### PROBLEM DESCRIPTION
Select every line holding the word "this" and copy it.

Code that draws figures

————

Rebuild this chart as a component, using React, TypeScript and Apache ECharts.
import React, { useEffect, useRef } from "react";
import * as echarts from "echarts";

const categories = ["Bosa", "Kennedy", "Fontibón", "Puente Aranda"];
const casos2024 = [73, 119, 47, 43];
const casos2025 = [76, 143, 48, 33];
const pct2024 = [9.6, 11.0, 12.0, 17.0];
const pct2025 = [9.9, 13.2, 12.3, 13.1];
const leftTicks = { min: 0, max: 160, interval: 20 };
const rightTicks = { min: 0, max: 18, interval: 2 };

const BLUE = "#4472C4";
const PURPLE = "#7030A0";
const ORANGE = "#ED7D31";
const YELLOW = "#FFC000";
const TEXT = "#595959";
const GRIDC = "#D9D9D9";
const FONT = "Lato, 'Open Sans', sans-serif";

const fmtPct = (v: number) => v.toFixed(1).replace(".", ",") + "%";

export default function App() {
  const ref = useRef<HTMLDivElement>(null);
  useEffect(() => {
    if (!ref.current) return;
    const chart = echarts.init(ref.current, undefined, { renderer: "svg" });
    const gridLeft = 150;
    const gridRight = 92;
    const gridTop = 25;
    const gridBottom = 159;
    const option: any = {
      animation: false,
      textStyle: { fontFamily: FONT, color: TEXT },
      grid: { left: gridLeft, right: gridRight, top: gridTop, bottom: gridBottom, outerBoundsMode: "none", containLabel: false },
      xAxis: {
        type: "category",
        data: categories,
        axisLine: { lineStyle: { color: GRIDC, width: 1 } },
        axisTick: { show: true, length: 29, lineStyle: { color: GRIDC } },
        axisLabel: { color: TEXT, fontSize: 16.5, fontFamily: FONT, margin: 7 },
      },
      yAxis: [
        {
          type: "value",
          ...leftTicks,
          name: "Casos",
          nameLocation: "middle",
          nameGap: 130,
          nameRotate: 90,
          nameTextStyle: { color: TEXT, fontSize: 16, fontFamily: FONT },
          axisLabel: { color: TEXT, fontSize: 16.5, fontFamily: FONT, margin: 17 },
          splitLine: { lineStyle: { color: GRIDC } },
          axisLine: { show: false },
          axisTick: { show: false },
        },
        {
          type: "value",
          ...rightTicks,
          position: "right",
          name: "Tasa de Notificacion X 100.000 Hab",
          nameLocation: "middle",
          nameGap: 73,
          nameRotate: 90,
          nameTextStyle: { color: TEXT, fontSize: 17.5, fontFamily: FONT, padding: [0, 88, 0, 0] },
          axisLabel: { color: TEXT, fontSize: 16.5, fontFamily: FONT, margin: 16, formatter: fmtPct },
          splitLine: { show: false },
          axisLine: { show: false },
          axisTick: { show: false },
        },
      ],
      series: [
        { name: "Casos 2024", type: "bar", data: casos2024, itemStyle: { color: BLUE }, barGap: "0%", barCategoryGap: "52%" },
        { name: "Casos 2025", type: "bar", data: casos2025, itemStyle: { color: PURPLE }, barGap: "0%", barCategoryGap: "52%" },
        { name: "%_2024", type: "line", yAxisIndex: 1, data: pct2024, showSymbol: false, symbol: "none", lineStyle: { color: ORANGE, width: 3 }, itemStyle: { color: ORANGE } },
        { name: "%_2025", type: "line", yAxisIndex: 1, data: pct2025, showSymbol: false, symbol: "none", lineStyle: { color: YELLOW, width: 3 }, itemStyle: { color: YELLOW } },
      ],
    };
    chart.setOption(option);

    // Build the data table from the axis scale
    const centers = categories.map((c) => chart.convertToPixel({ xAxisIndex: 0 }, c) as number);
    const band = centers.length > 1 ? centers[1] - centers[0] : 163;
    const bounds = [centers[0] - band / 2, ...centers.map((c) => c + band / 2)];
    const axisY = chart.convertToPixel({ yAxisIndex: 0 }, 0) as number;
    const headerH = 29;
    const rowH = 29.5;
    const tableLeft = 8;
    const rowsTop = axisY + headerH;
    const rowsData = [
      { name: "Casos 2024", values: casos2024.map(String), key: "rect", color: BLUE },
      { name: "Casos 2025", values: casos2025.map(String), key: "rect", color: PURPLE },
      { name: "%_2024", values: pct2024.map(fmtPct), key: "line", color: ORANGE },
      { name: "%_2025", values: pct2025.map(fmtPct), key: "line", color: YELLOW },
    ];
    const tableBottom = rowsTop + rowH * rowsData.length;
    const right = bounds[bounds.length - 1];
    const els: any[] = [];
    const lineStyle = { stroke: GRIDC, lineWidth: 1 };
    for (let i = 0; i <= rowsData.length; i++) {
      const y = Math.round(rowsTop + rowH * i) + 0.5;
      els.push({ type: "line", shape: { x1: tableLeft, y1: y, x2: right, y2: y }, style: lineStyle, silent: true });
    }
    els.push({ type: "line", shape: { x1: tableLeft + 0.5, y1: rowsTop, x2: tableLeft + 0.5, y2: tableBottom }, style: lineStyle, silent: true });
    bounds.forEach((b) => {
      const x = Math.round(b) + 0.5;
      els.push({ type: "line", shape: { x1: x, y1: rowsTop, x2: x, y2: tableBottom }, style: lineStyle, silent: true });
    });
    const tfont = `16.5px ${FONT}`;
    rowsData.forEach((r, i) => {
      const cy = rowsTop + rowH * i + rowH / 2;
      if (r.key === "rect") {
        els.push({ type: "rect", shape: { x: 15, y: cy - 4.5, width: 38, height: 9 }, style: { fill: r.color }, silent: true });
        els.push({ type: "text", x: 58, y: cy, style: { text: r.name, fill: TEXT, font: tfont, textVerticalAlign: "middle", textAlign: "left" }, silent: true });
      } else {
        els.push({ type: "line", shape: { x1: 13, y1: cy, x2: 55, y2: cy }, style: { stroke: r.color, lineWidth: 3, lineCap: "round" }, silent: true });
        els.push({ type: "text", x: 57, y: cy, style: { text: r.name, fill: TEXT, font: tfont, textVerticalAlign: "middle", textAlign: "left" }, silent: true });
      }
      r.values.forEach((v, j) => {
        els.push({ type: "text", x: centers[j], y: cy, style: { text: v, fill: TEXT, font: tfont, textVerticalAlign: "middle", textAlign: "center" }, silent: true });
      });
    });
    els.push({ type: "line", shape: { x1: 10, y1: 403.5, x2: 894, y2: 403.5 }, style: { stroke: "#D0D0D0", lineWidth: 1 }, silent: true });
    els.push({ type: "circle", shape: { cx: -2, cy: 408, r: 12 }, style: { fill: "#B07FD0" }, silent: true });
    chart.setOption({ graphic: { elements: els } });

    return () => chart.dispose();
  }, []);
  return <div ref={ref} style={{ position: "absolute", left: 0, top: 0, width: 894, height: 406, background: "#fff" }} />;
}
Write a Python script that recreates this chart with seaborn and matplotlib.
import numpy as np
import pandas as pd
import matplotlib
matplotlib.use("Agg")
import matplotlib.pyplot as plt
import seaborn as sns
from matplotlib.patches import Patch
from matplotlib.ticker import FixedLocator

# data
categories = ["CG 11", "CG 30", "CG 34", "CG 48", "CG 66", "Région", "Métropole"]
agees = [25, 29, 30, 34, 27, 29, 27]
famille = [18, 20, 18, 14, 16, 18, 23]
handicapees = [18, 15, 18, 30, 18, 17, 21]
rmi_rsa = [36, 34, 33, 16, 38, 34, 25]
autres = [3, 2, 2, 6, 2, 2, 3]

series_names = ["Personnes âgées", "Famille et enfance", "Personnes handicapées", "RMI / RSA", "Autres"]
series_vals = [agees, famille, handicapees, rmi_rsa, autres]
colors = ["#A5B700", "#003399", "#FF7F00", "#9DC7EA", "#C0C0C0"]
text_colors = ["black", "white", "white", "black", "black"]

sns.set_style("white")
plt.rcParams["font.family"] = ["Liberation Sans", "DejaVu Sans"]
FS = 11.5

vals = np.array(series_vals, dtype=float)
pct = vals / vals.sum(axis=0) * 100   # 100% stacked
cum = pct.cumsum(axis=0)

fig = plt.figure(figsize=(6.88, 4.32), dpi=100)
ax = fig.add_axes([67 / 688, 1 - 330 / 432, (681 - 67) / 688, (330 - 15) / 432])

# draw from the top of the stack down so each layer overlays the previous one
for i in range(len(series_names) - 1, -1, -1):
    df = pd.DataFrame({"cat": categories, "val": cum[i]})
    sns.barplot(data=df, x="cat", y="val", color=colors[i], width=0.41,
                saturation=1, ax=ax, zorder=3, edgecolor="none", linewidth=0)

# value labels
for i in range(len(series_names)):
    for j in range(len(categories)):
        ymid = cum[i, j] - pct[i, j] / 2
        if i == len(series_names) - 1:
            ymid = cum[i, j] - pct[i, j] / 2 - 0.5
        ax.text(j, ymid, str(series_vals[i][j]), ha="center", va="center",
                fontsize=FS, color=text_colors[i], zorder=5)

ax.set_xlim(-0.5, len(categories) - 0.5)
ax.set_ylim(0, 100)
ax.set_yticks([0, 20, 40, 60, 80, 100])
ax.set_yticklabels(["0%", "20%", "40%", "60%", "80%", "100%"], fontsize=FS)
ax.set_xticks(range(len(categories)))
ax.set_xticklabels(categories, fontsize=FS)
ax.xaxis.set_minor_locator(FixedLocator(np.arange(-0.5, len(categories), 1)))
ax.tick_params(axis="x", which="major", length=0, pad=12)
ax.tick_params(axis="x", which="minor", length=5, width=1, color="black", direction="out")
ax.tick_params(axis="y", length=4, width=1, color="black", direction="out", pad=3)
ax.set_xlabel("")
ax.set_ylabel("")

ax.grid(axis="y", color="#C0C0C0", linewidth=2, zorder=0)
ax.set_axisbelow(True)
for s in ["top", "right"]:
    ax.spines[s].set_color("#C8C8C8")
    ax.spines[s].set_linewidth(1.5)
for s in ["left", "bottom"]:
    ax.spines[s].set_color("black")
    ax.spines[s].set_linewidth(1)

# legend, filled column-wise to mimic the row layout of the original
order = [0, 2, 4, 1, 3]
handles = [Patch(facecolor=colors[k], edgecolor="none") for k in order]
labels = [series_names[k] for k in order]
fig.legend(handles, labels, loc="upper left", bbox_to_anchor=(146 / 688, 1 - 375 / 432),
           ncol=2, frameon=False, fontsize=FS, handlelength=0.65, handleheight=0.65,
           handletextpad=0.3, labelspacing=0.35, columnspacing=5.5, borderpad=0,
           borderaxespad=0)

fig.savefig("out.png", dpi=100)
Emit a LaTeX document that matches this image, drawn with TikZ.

————

### FINAL ANSWER
Rebuild this chart as a component, using React, TypeScript and Apache ECharts.
Write a Python script that recreates this chart with seaborn and matplotlib.
Emit a LaTeX document that matches this image, drawn with TikZ.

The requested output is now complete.